Filter the listing and keep only the lines with the word "that".

----- Material for this exercise

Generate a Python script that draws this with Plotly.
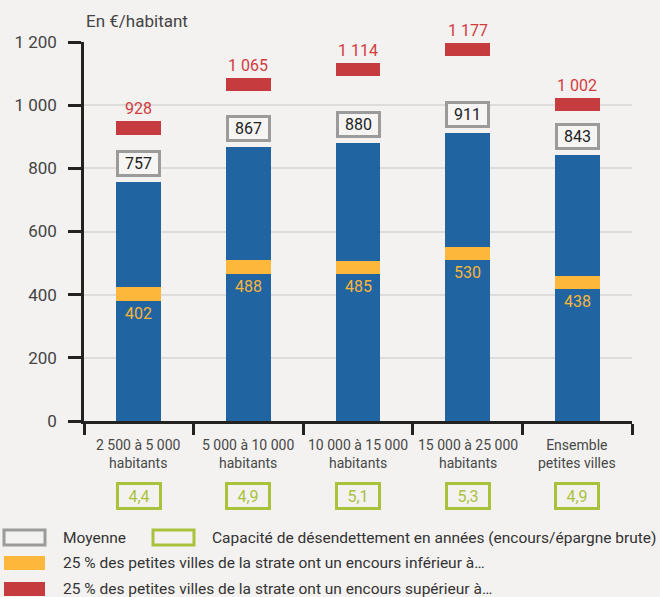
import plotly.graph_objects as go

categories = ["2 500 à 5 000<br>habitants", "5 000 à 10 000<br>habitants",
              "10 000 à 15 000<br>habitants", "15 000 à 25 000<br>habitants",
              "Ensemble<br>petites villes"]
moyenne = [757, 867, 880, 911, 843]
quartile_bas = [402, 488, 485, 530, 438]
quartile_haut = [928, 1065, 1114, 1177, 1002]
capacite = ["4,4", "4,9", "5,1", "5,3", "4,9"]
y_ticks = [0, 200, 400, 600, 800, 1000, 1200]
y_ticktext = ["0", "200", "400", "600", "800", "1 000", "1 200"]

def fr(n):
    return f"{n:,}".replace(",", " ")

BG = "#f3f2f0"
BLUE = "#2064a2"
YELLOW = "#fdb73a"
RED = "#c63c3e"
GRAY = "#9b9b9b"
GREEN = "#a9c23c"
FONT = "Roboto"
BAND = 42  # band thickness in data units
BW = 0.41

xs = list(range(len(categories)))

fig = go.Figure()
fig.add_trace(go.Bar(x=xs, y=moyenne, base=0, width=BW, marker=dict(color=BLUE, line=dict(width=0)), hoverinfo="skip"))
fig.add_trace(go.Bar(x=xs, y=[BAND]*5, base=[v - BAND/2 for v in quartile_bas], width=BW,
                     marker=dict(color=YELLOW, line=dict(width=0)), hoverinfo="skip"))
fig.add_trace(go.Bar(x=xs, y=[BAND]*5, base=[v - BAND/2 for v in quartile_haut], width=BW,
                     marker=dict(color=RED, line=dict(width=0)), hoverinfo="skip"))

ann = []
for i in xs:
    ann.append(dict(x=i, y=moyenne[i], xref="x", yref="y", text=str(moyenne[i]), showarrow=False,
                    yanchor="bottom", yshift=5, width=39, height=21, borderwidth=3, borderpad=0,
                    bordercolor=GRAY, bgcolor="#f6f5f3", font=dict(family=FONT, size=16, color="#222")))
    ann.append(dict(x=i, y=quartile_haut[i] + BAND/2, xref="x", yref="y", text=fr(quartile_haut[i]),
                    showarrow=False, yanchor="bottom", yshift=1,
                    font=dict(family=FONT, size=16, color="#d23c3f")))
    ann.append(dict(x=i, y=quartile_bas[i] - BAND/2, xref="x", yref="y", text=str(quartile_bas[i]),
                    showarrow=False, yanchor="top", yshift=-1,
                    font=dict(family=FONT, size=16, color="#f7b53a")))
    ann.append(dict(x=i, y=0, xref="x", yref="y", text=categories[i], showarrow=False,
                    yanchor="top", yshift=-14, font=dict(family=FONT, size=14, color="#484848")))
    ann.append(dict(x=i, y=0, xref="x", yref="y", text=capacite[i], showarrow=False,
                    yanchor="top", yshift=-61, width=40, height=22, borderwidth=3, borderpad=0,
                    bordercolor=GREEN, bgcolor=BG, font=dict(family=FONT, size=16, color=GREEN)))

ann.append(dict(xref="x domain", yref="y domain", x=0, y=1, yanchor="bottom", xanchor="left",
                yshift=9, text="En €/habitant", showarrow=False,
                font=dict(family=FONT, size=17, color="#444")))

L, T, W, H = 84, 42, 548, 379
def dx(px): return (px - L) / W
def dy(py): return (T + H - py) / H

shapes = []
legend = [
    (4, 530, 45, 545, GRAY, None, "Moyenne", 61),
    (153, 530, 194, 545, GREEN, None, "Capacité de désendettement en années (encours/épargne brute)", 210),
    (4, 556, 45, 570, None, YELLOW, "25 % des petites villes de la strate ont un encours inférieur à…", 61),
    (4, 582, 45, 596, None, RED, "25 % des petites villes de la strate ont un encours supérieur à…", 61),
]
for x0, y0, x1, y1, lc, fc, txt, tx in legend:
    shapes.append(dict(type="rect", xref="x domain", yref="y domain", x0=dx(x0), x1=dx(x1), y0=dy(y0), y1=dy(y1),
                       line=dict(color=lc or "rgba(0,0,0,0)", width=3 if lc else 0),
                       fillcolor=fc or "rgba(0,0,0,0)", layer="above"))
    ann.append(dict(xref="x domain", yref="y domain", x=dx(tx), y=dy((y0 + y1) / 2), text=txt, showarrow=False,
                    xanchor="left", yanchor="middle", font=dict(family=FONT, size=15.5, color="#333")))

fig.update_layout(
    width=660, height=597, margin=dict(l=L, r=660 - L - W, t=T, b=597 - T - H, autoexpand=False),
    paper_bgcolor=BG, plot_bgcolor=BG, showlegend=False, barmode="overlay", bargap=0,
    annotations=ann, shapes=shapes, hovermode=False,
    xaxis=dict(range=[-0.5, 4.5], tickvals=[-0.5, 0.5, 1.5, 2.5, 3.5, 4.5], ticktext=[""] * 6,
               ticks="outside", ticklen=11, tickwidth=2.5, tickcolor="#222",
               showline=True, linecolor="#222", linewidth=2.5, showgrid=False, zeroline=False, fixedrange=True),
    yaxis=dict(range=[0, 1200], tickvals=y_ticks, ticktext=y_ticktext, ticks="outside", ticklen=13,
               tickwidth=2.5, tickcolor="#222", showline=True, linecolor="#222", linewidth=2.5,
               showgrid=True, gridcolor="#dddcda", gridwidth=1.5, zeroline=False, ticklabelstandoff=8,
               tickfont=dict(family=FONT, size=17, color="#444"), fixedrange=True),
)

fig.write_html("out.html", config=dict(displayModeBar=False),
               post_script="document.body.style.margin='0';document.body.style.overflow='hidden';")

----------
----- Material for this exercise

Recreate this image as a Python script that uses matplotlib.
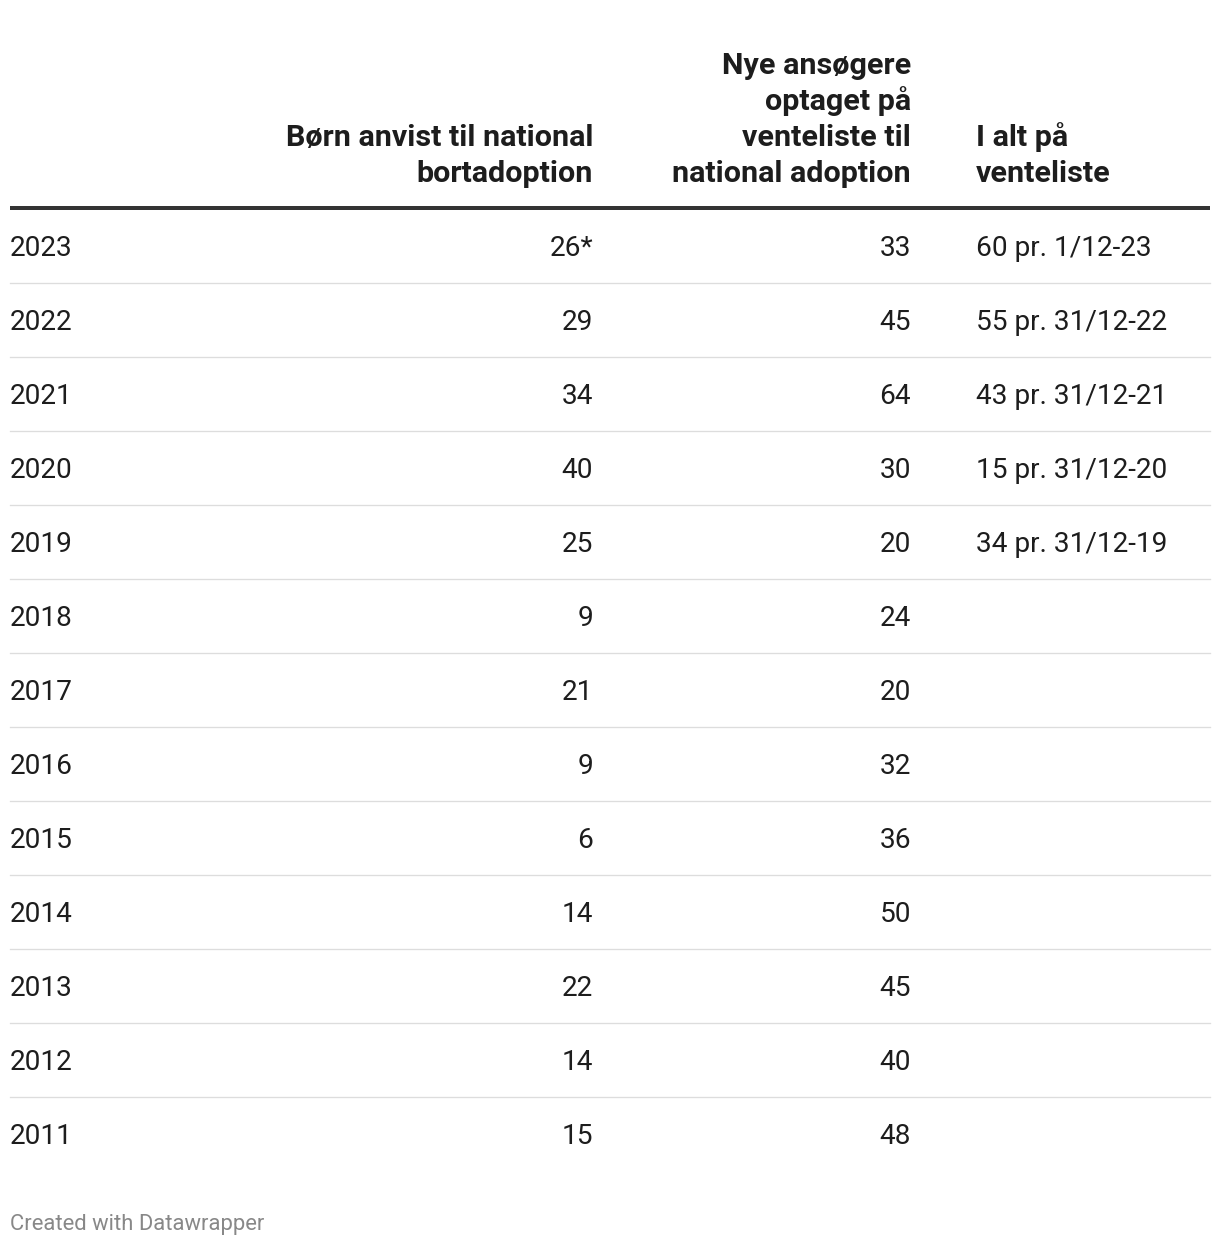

----------

→ **Output below**:
Generate a Python script that draws this with Plotly.
Recreate this image as a Python script that uses matplotlib.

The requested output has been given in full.